MHP lideri Bahçeli'nin, gazeteci meslektaşımız Abdülkadir Selvi için yaptığı "kılıç artığı" suçlaması, bir öfke nöbeti sırasında tesadüfen söylenmiş bir söz gibi görünmüyor. Bu tanımı Anadolu gayet iyi bilir. Genel tanım şöyle yapılabilir:" Müslümanlarca ele geçirilen bir ülkede yaşamları bağışlanmış kimseler."
Özel tanım ise, 1915 Ermeni Tehciri'nden arta kalanları kast eder… Bahçeli, bu ürkütücü ifadeyi kullandığı konuşmasına, "Biz ırkçı değiliz" ifadesini eklemeyi unutmamış.
Soy sop üzerinden ırkçılık
Burası, değişik acıların, değişik kültürlerin harmanlandığı topraklar… Soy sop üzerinden suçlama yapmak, ırkçılığın ta kendisidir, bir nefret suçu, bir insanlık suçudur… Bu sözlerle, sadece Abdülkadir Selvi’nin değil, birçok grubun yeniden ötekileştirildiği, yeniden töhmet altında bırakıldığı açık. "Arta kalanlar"a, geçmişleri hatırlatılıyor.
"Kılıç artığı" deyimi, aynı zamanda bir katliam itirafı. Bir topluluğun öldürülüp yok edilmesine, birilerinin geriye "artık" olarak kalmasına gönderme yapan bir ifade.
Selvi’nin ya da başka bir gazetecinin yazdıklarına kızabilirsiniz. Eleştirebilirsiniz. Ancak, insanları soy sop ve kimlik üzerinden hedef göstermek, tehlikelidir. Kabul edilemez.
Özgür irade
Bahçeli, belli ki kendi seçmeniyle ilgili ciddi bir gerilim yaşıyor. Tabanını "evet" kampanyasına ikna etmekte zorlanıyor. Seçmen zemini kayıyor. Bunun köklü sosyolojik ve siyasi nedenleri olduğu açık.
Bahçeli, bunun nedenleri üzerinde düşünmesi gerekirken; Kürt oylarına dair değerlendirme yapan bir gazeteciyi hedef alıyor. Anlam vermek zor.
Abdülkadir Selvi’nin de işaret ettiği gibi; iktidarın MHP'yle referandum kampanyasındaki işbirliği, AK Parti'nin Kürt seçmenleriyle ilişkisinde sorun yaratıyor. Bu seçmenlerin tercihlerini etkiliyor.
Bahçeli bu analize neden bu kadar kızıyor ki! MHP'nin zaten Kürt seçmenler arasında bir karşılığı yok.

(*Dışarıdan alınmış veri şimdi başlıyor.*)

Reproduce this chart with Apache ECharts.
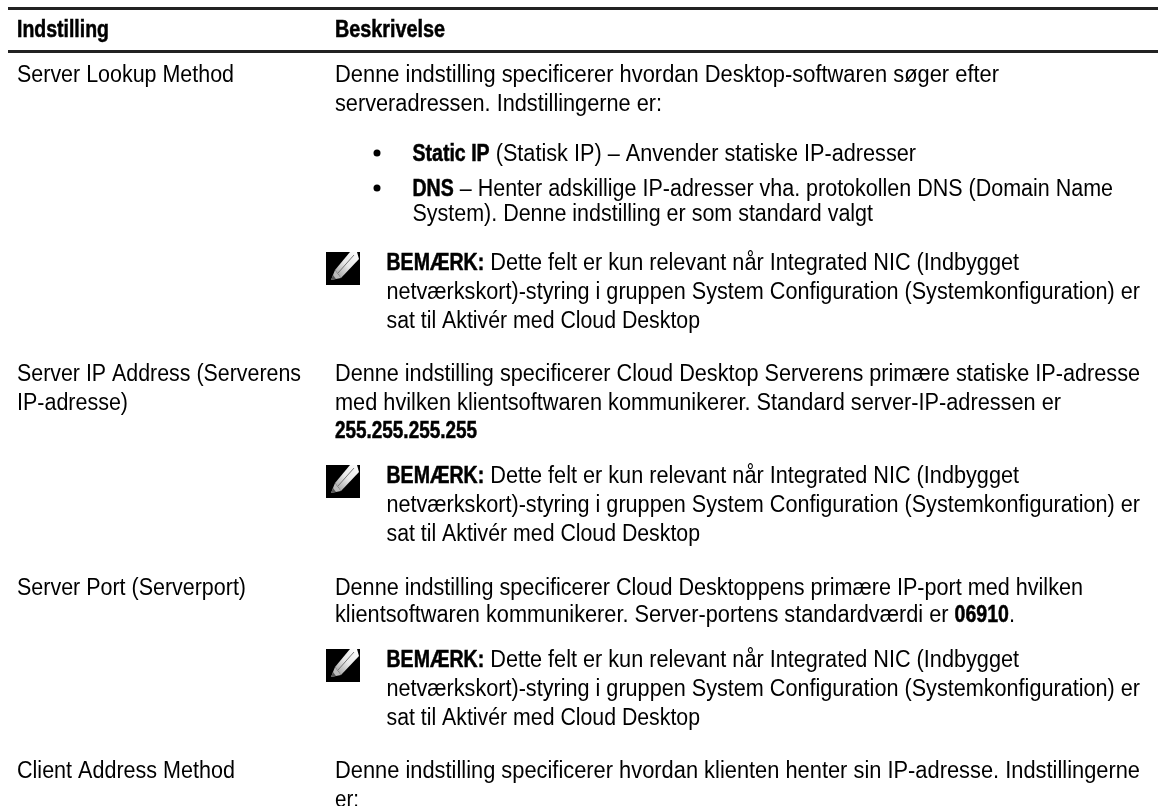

Asıl buna neden olan siyasetlerin gözden geçirilmesi gerekirken, başkalarını suçlamayı seçmek de bir sorun.
Tarafların özen göstermesi gereken bir referandum sürecinden geçiyoruz… Halkın tercihinin oluşumu için, farklı görüşlerin kendilerini özgür şekilde ifadesi gerekli. Aldığı bilgileri okuyucularıyla paylaşan bir gazeteciyi böylesine suçlayıp hedef haline getirirseniz, taraflar militanlaşır ve ifade özgürlüğü riske girer.
Partilerin de istemeyeceği tablolarla yüz yüze gelebiliriz.